What solutions are then available to improve the nursing shortage? I will divide the solutions in two macro groups and examine each.

Group 1: involves the education and promotion of the nursing profession. These solutions are not new but achieving them have proven to be a complex and lengthy process.

  1. A joint effort by healthcare, philanthropic and government organizations in conjunction with the universities to increase the number of seats available to educate new nurses. This involves:
    • provide scholarships at all levels to study nursing
    • increase the number of programs that are helping non-nursing college graduates pursue nursing (these programs usually take 16 months plus a few basic science prerequisites)
    • incentives to bring more professionals into the educational roles, both as faculty and as preceptors. There is a huge need to add both money and prestige to become faculty!
    • many organizations offer tuition reimbursement for nurses to advance their careers, but few promote the pivot to become nursing faculty (that is particularly strange in large university based medical centers!)
    • expand offerings for academic programs to add flexible evening and weekend classes
  2. Large efforts are needed to promote nursing as an exciting and well compensated career path.
    • I have yet to see attempts to offer high schoolers vocational classes that lead into nursing.
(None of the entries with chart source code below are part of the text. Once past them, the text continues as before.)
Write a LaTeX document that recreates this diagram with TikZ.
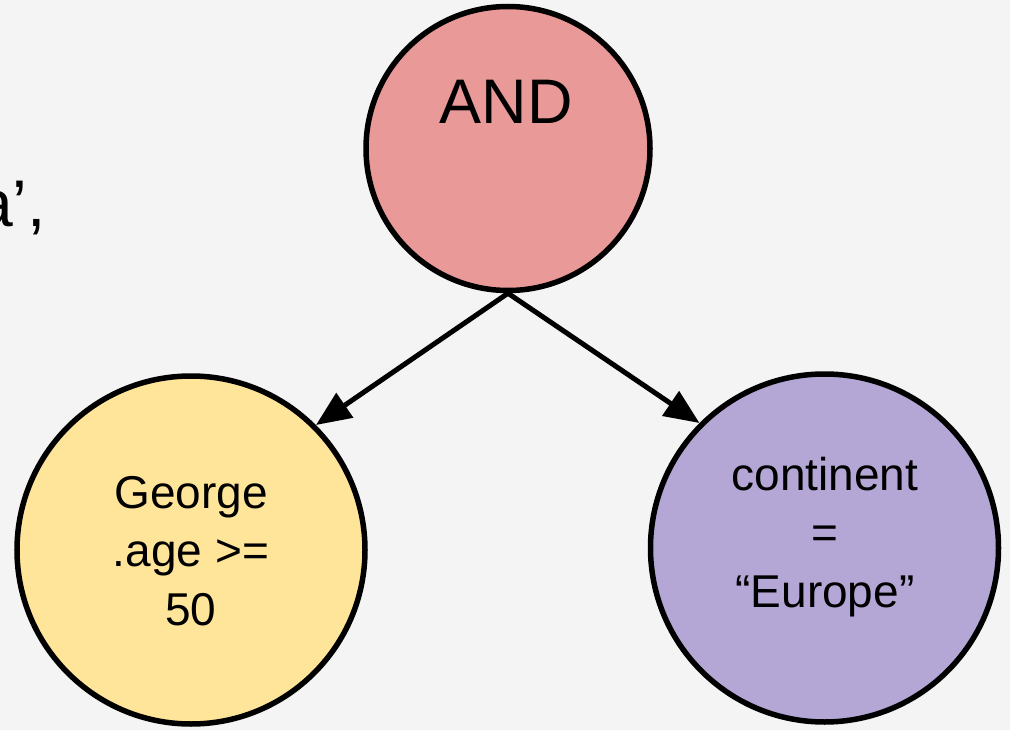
\documentclass[tikz,border=0pt]{standalone}
\usepackage{fontspec}
\setmainfont{Liberation Sans}
\usetikzlibrary{arrows.meta}
\definecolor{bg}{HTML}{F4F4F4}
\definecolor{andfill}{HTML}{EA9999}
\definecolor{agefill}{HTML}{FFE599}
\definecolor{contfill}{HTML}{B4A7D6}
\begin{document}
\begin{tikzpicture}[x=1pt,y=-1pt,
  opnode/.style={circle, draw=black, line width=5.5pt, inner sep=0pt},
  edge/.style={draw=black, line width=5pt, -{Triangle[length=35pt,width=29pt]}},
  lbl/.style={inner sep=0pt, align=center, font=\fontsize{46}{58.5}\selectfont}]
% page frame and background
\fill[bg] (0,0) rectangle (1010,730);
\clip (0,0) rectangle (1010,730);
\useasboundingbox (0,0) rectangle (1010,730);

% trailing piece of a sentence at the left edge
\node[anchor=base east, inner sep=0pt, font=\fontsize{66}{70}\selectfont] (tail) at (46,227) {a’,};

% operator tree
\node[opnode, fill=andfill, minimum size=284pt] (and) at (508,148.5) {};
\node[opnode, fill=agefill, minimum size=348pt] (age) at (191,550) {};
\node[opnode, fill=contfill, minimum size=348pt] (cont) at (824.5,548) {};

\node[anchor=base, inner sep=0pt, font=\fontsize{63}{70}\selectfont] (andtext) at (506,124) {AND};
\node[lbl] (agetext) at (191,551) {George\\.age >=\\50};
\node[lbl] (conttext) at (825,537) {continent\\=\\“Europe”};

\draw[edge] (and.south) -- (age.north east);
\draw[edge] (and.south) -- (cont.north west);
\end{tikzpicture}
\end{document}
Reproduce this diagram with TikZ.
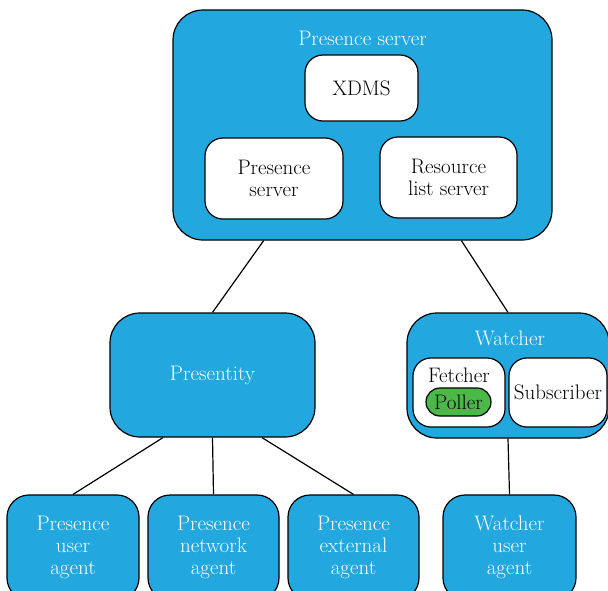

I am not talking about courses in the basic science prerequisites, but some innovating (and motivating) class that reflects the value and enormous scope of the profession!
    • healthcare organizations also need to promote nursing to the younger generation. So much capital is spent in incentives, temp agencies, and recruitment efforts but little to none on opportunities to intern and shadow… nursing has plenty of talent to develop these forums for students to learn and build up skills.
    • the U.S. has a professional value system where financial reward outshines communal service. Nursing provides a “better” hybrid than professions like teaching, social work, or psychology that in general offer lower compensations (this is a fact not a value statement on my part!). However, little is marketed about it!